The following article describes a process you can use to remove large files selectively from the history of code changes stored in your Git repository. This process is most frequently needed if large binary files (movies, images, etc.) have been committed to your code repository, and need to be removed.
Get ready
For starters, follow these commands to clone a "mirror" version of your site's code repository to your local machine. This will give you a "bare" version of the repository that contains the entire history of all refs, branches and tags since its inception. This information contains everything that we'll need to create a backup of your repository, and to clean and replace the existing repository:
git clone --mirror git-user@git-url.example.com:my-repo-name.git
git --git-dir=my-repo-name.git remote update
Back up your repository
Next we'll create an archive of your repo's current state using git-bundle (included with git). In the event that you need to revert the cleanup steps you're about to take, you can use this archive to do just that.

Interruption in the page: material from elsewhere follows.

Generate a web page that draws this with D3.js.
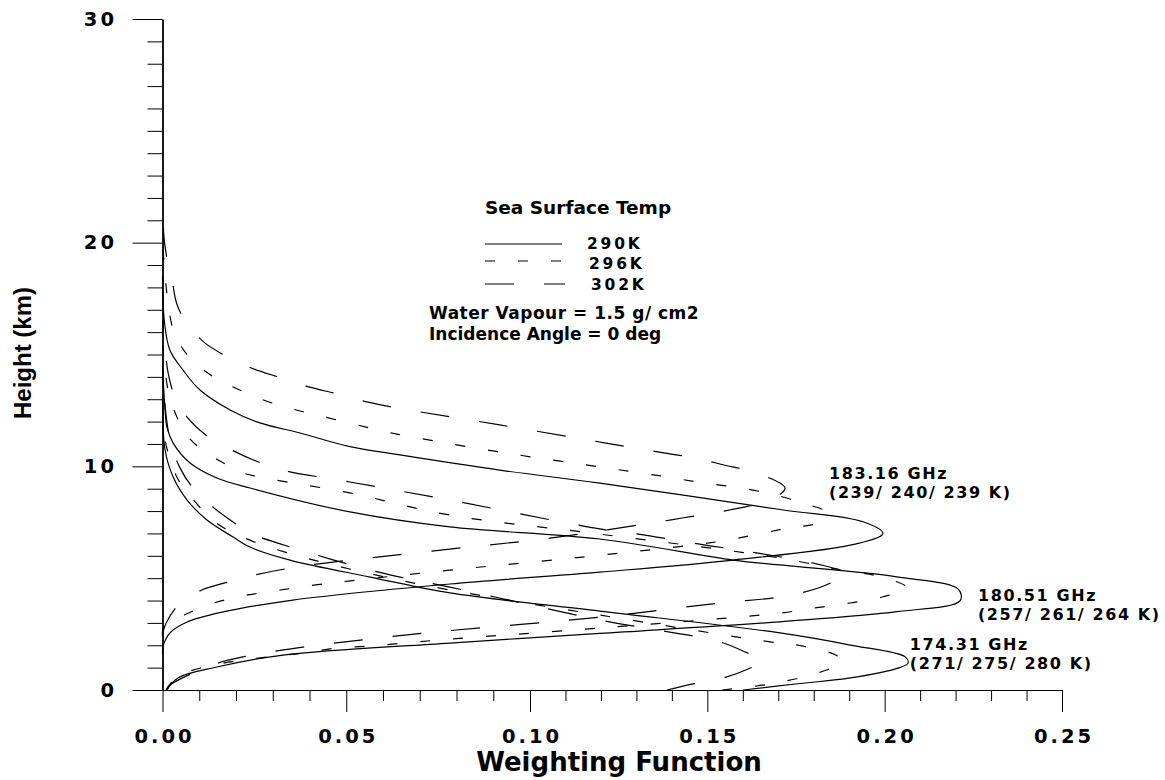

To create the archive run the following command:
git --git-dir=my-repo-name.git bundle create my-repo-name.bdl --all
To verify the archive, ensuring that it contains a complete history of your repository, run the following command:
git bundle verify my-repo-name.bdl
To restore the archive to a directory called my-repo-name in the event of an emergency, run the following command:
git clone my-repo-name.bdl my-repo-name
Now that you've got your backup bundle, store that in a safe place, and let's move on to cleaning up your repo.
Shrink your repository with BFG repo cleaner
The BFG repo cleaner is a Java app designed to intelligently clean large files from your repository's history. It's a relatively fast and powerful tool, and documented very well at the aforementioned link. You can follow a process like the one described below to selectively remove large files from your Git history using this tool:
- Download the cleaner app by clicking the "Download" button at the link above, or download it directly from its project page on GitHubRun the BFG repo cleaner tool on your repository. This command can be run with may options which prune files based on various criteria. For example, the command below analyzes and cleans files larger than 50 MB from your repository:
java -jar /path/to/bfg.jar --strip-blobs-bigger-than 50M my-repo-name.git
git --git-dir=my-repo-name.git reflog expire --expire=now --all && git --git-dir=my-repo-name.git gc --prune=now --aggressive
- You can repeat steps 2 and 3 multiple times, running the BFG cleaner with different options to whittle down the size of this repo. Use the following command to check its adjusted size as you continue working:
du -d 1 -h my-repo-name.git
Push and propagate the cleaned repository
Finally, when you're satisfied with the size of the repository, push it back up to the remote server with the following command:
git --git-dir=my-repo-name.git push
Once this is done, everyone working on your project should delete their local repositories, and clone down your updated one, to avoid someone accidentally re-introducing the once-removed "dirty" refs back into your repository by mistake.